Haynau who was sent to replace Nugent, was already known at Brescia, where he had been appointed military governor after the resumption of Austrian authority in 1848. In order to punish the ’persistent opposition manifested to the legitimate Imperial and Royal Government,’ and as an example to the other towns, he had imposed on the Brescian householders and the landed proprietors of the province a fine of half a million francs.
He now returned, and what he did may be best read in his own report on the operations. ‘It was then,’ he wrote, ’that began the most murderous fight; a fight prolonged by the insurgents from barricade to barricade, from house to house, with extraordinary obstinacy. I should never have believed that so bad a cause could have been sustained with such perseverance. In spite of this desperate defence, and although the assault could only be effected in part, and with the help of cannons of heavy calibre, our brave troops with heroic courage, but at the cost of great losses, occupied a first line of houses; but as all my columns could not penetrate into the town at the same time, I ordered the suspension of the attack at nightfall, limiting myself to holding the ground conquered. In spite of that, the combat continued late into the night. On the 1st of April, in the earliest morning light, the tocsin was heard ringing with more fury than ever, and the insurgents reopened fire with an entirely new desperation. Considering the gravity of our losses, as well as the obstinacy and fury of the enemy, it was necessary to adopt a most rigorous measure. I ordered that no prisoners should be taken, but that every person seized with arms in his hand should be immediately put to death, and that the houses from which shots came should be burnt. It is thus that conflagrations, partly caused by the troops, partly by the bombardment, broke out in various parts of the town.’

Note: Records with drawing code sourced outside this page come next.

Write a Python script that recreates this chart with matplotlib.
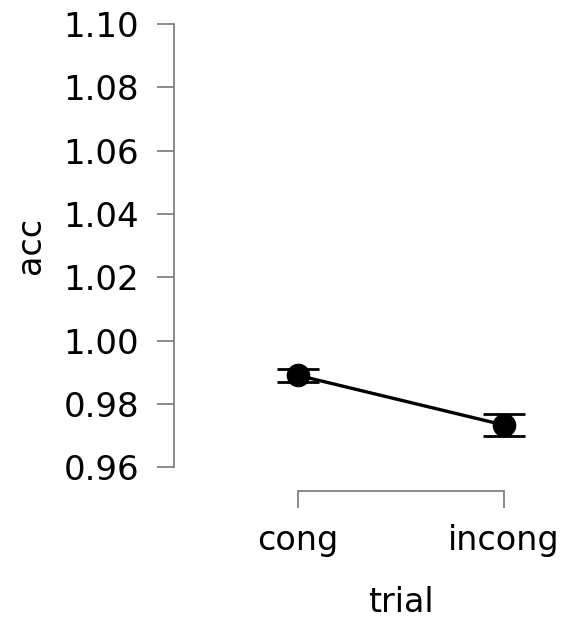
import matplotlib.pyplot as plt

trial = ['cong', 'incong']
acc_mean = [0.9890, 0.9733]
acc_err = [0.0020, 0.0034]
y_ticks = [0.96, 0.98, 1.00, 1.02, 1.04, 1.06, 1.08, 1.10]

fig = plt.figure(figsize=(5.65, 6.21), dpi=100)
ax = fig.add_axes([174 / 565, 1 - 491 / 621, (555 - 174) / 565, (491 - 24) / 621])

x = list(range(len(trial)))
ax.errorbar(x, acc_mean, yerr=acc_err, color='black', linewidth=2.4,
            marker='o', markersize=16, capsize=15, capthick=2, elinewidth=2)

ax.set_xlim(-0.602, 1.248)
ax.set_ylim(0.96 - 0.02 * 24 / 63.7, 1.10)
ax.set_xticks(x)
ax.set_xticklabels(trial)
ax.set_yticks(y_ticks)
ax.set_yticklabels(['%.2f' % v for v in y_ticks])

for side in ['top', 'right']:
    ax.spines[side].set_visible(False)
ax.spines['left'].set_bounds(0.96, 1.10)
ax.spines['bottom'].set_bounds(0, 1)
for side in ['left', 'bottom']:
    ax.spines[side].set_color('#777777')
    ax.spines[side].set_linewidth(1.2)

ax.tick_params(axis='both', length=12, width=1.2, color='#777777',
               labelsize=24.5, pad=13)
ax.tick_params(axis='x', labelsize=24, pad=12)

fig.text(30 / 565, 1 - 245 / 621, 'acc', rotation=90, ha='center', va='center', fontsize=24)
fig.text(401 / 565, 1 - 603 / 621, 'trial', ha='center', va='center', fontsize=24)

fig.savefig('out.png')
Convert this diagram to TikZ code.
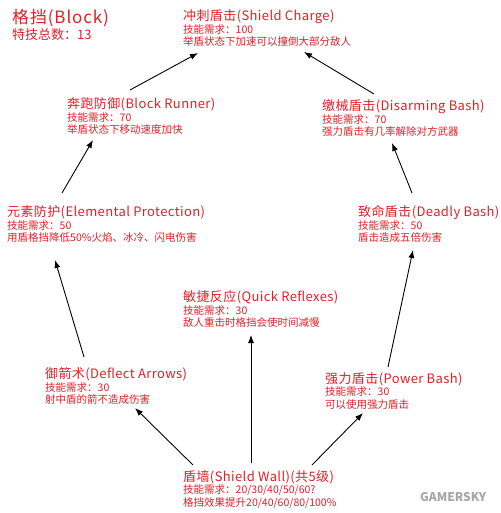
\documentclass[tikz,border=0pt]{standalone}
\usepackage{fontspec}
\setmainfont{Noto Sans CJK SC}
\usetikzlibrary{arrows.meta,calc}
\definecolor{skillred}{RGB}{226,32,40}
\tikzset{
  skill/.style={anchor=west, inner sep=0pt, align=left, text=skillred,
    font=\fontsize{10.5}{12.5}\selectfont},
  conn/.style={-{Latex[length=8pt,width=6pt]}, line width=0.9pt, black},
}
\newcommand{\sktitle}[1]{{\fontsize{13}{12.5}\selectfont\addfontfeatures{LetterSpace=3}#1}}
\begin{document}
\begin{tikzpicture}[x=1pt,y=-1pt]
\useasboundingbox[fill=white] (0,0) rectangle (500,513);
\node[skill, anchor=north west, font=\fontsize{13}{16}\selectfont] (head) at (12,9)
  {{\fontsize{17}{16}\selectfont\addfontfeatures{LetterSpace=5}格挡(Block)}\\特技总数：13};
\node[skill] (charge) at (183,28) {\sktitle{冲刺盾击(Shield Charge)}\\技能需求：100\\举盾状态下加速可以撞倒大部分敌人};
\node[skill] (runner) at (67,116) {\sktitle{奔跑防御(Block Runner)}\\技能需求：70\\举盾状态下移动速度加快};
\node[skill] (disarm) at (322,118) {\sktitle{缴械盾击(Disarming Bash)}\\技能需求：70\\强力盾击有几率解除对方武器};
\node[skill] (elem) at (7,224) {\sktitle{元素防护(Elemental Protection)}\\技能需求：50\\用盾格挡降低50\%火焰、冰冷、闪电伤害};
\node[skill] (deadly) at (358,224) {\sktitle{致命盾击(Deadly Bash)}\\技能需求：50\\盾击造成五倍伤害};
\node[skill] (quick) at (183,309) {\sktitle{敏捷反应(Quick Reflexes)}\\技能需求：30\\敌人重击时格挡会使时间减慢};
\node[skill] (deflect) at (45,386) {\sktitle{御箭术(Deflect Arrows)}\\技能需求：30\\射中盾的箭不造成伤害};
\node[skill] (power) at (325,391) {\sktitle{强力盾击(Power Bash)}\\技能需求：30\\可以使用强力盾击};
\node[skill] (wall) at (183,489) {\sktitle{盾墙(Shield Wall)(共5级)}\\技能需求：20/30/40/50/60?\\格挡效果提升20/40/60/80/100\%};
\node[anchor=west, inner sep=0pt, text=black!35, font=\bfseries\itshape\fontsize{12}{12}\selectfont] (mark) at (420,497) {GAMERSKY};
\draw[conn] ($(wall.west)+(10,-24)$) -- ($(deflect.west)+(90,22)$);
\draw[conn] ($(wall.west)+(68,-26)$) -- ($(quick.west)+(68,26)$);
\draw[conn] ($(wall.west)+(129,-24)$) -- ($(power.west)+(38,22)$);
\draw[conn] ($(deflect.west)+(39,-29)$) -- ($(elem.west)+(48,36)$);
\draw[conn] ($(elem.west)+(55,-31)$) -- ($(runner.west)+(26,24)$);
\draw[conn] ($(runner.west)+(63,-26)$) -- ($(charge.west)+(15,25)$);
\draw[conn] ($(power.west)+(63,-24)$) -- ($(deadly.west)+(55,26)$);
\draw[conn] ($(deadly.west)+(54,-31)$) -- ($(disarm.west)+(70,25)$);
\draw[conn] ($(disarm.west)+(52,-24)$) -- ($(charge.west)+(121,24)$);
\end{tikzpicture}
\end{document}
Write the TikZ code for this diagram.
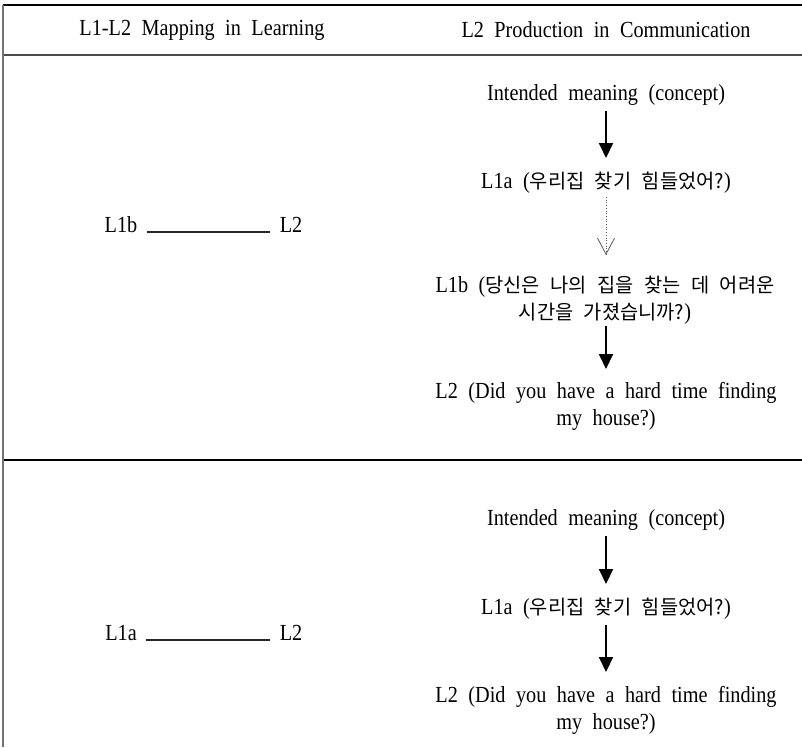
\documentclass[tikz,border=0pt]{standalone}
\usepackage{fontspec}
\setmainfont[FakeStretch=0.88]{Liberation Serif}
\newfontfamily\kr[Scale=0.86]{Noto Sans CJK KR}
\usetikzlibrary{arrows.meta}
\newcommand\widesp{\spaceskip=10.5pt\relax}
\begin{document}
\begin{tikzpicture}[x=1pt,y=-1pt,
  txt/.style={font=\fontsize{23}{27}\selectfont, execute at begin node=\widesp, inner sep=0pt, align=center},
  solidarrow/.style={line width=2pt, -{Triangle[length=15pt,width=14pt]}},
  dotarrow/.style={black!65, line width=0.7pt, dotted, -{Straight Barb[length=16pt,width=17pt,line width=0.8pt,sharp]}},
  rule/.style={line width=1.4pt},
  link/.style={line width=1.1pt, black!85}]
\useasboundingbox (0,0) rectangle (802,747);
% table lines
\draw[rule] (3,5) -- (802,5);
\draw[rule, black!70] (3,55) -- (802,55);
\draw[rule] (3,460) -- (802,460);
\draw[line width=2pt, black!55] (3,5) -- (3,747);
% header
\node[txt] (h1) at (202,30) {L1-L2 Mapping in Learning};
\node[txt] (h2) at (606,30) {L2 Production in Communication};
% row 1 left
\node[txt, anchor=base] (a1) at (121,232) {L1b};
\node[txt, anchor=base] (a2) at (291,232) {L2};
\draw[link] ([xshift=9pt]a1.base east) coordinate (a1e) -- ([xshift=-10pt]a2.base west) coordinate (a2s);
% row 1 right
\node[txt] (r1a) at (606,95) {Intended meaning (concept)};
\node[txt] (r1b) at (606,183) {L1a ({\kr 우리집 찾기 힘들었어?})};
\node[txt] (r1c) at (605,300) {L1b ({\kr 당신은 나의 집을 찾는 데 어려운}\\{\kr 시간을 가졌습니까?})};
\node[txt] (r1d) at (606,406) {L2 (Did you have a hard time finding\\my house?)};
\draw[solidarrow, shorten <=16pt, shorten >=25pt] (r1a.center) -- (r1b.center);
\draw[dotarrow, shorten <=14pt, shorten >=45pt] (r1b.center) -- (r1b.center |- r1c.center);
\draw[solidarrow, shorten <=26pt, shorten >=37pt] (r1d.center |- r1c.center) -- (r1d.center);
% row 2 left
\node[txt, anchor=base] (b1) at (121,640) {L1a};
\node[txt, anchor=base] (b2) at (291,640) {L2};
\draw[link] ([xshift=9pt]b1.base east) coordinate (b1e) -- ([xshift=-10pt]b2.base west) coordinate (b2s);
% row 2 right
\node[txt] (r2a) at (606,520) {Intended meaning (concept)};
\node[txt] (r2b) at (606,609) {L1a ({\kr 우리집 찾기 힘들었어?})};
\node[txt] (r2d) at (606,710) {L2 (Did you have a hard time finding\\my house?)};
\draw[solidarrow, shorten <=16pt, shorten >=25pt] (r2a.center) -- (r2b.center);
\draw[solidarrow, shorten <=16pt, shorten >=38pt] (r2b.center) -- (r2b.center |- r2d.center);
\end{tikzpicture}
\end{document}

During the ten days’ struggle, the citizens did not flinch for a moment. Count Martinengo was the guiding spirit of the defence, and scarcely left the most exposed of the barricades night or day. From the nobles to the poorest of the people, all did their duty. A youth named Tito Speri led and animated the populace. The horrors of the repression make one think of the fall of Khartoum. Not even in Hungary, where he went from Brescia to continue his ‘system,’ did Haynau so blacken his own and his country’s name as here. In a boys’ school kept by a certain Guidi, the master’s wife, his mother and ten of his pupils were slaughtered. A little hunchback tailor was carried to the barracks to be slowly burnt alive. But stray details do not give the faintest idea of the whole. And for all this, Haynau was in a far higher degree responsible than the actual executants of the vengeance to which he hounded on his ignorant soldiers, maddened with the lust of blood.